* EXTRACTED MATERIAL *

Start

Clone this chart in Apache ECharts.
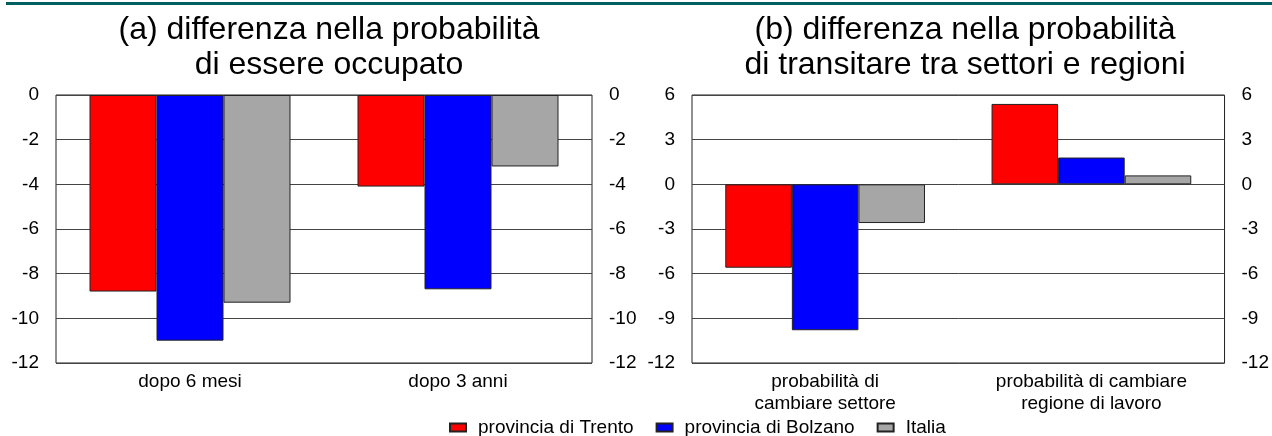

End
Start

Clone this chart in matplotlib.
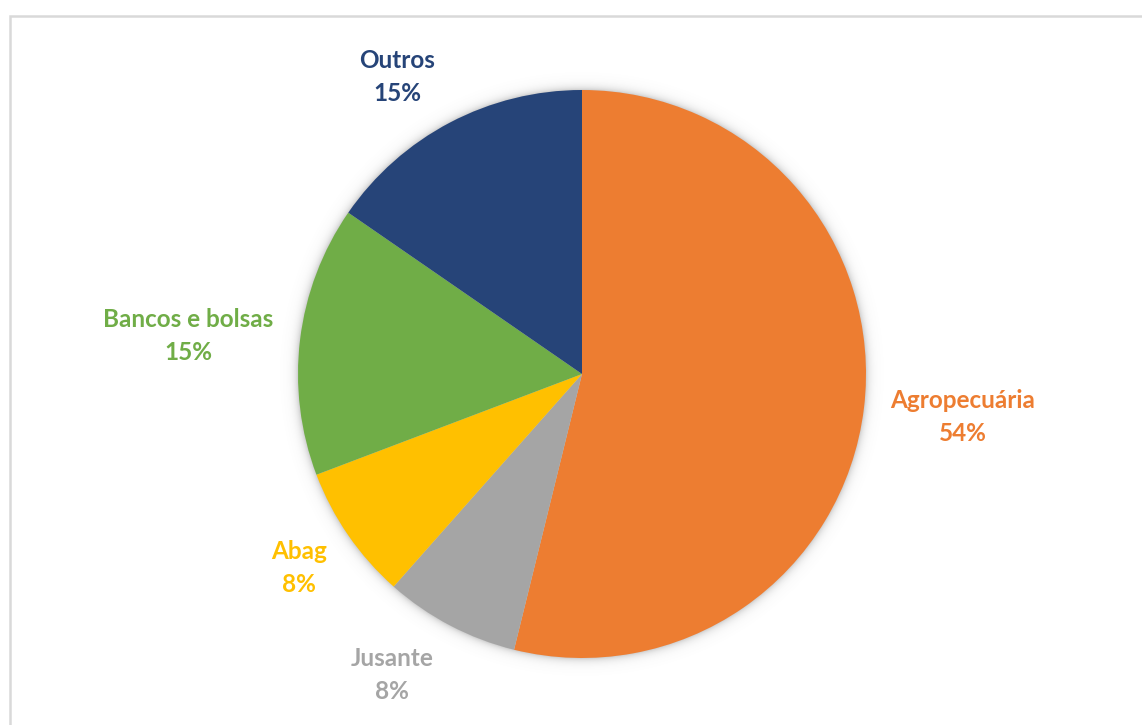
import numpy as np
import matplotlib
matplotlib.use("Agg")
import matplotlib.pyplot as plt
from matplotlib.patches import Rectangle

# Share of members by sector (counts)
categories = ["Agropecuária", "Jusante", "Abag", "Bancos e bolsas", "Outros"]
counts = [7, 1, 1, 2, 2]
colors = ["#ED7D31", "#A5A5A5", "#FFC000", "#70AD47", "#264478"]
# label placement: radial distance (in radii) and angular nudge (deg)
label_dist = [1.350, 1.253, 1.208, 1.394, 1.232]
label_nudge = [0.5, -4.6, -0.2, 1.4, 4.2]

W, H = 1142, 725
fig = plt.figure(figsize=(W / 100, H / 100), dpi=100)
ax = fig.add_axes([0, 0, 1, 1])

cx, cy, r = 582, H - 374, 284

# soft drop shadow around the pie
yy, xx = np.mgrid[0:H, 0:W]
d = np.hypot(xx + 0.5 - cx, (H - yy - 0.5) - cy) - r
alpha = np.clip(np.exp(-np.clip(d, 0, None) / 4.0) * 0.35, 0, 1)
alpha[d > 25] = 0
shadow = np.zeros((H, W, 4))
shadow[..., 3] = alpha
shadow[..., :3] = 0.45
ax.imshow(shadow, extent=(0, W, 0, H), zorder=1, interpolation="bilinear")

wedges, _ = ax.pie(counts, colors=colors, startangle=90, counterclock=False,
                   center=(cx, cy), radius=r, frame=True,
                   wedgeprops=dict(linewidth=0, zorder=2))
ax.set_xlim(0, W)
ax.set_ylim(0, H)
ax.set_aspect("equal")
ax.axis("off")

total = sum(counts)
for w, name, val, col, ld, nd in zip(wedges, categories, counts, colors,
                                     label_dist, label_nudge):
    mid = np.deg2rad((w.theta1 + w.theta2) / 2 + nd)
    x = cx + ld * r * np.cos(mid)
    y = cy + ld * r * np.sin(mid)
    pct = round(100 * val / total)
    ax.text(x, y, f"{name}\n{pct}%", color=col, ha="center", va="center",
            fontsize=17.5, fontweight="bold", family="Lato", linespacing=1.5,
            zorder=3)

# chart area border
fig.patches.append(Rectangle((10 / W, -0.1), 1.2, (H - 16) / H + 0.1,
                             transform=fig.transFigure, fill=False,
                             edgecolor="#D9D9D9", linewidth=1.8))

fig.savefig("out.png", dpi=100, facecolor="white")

End

* WORK TO DO *
Write out each line of the data that holds the string "matplotlib".

* RESULT OF THE TASK *
Clone this chart in matplotlib.
import matplotlib
matplotlib.use("Agg")
import matplotlib.pyplot as plt
from matplotlib.patches import Rectangle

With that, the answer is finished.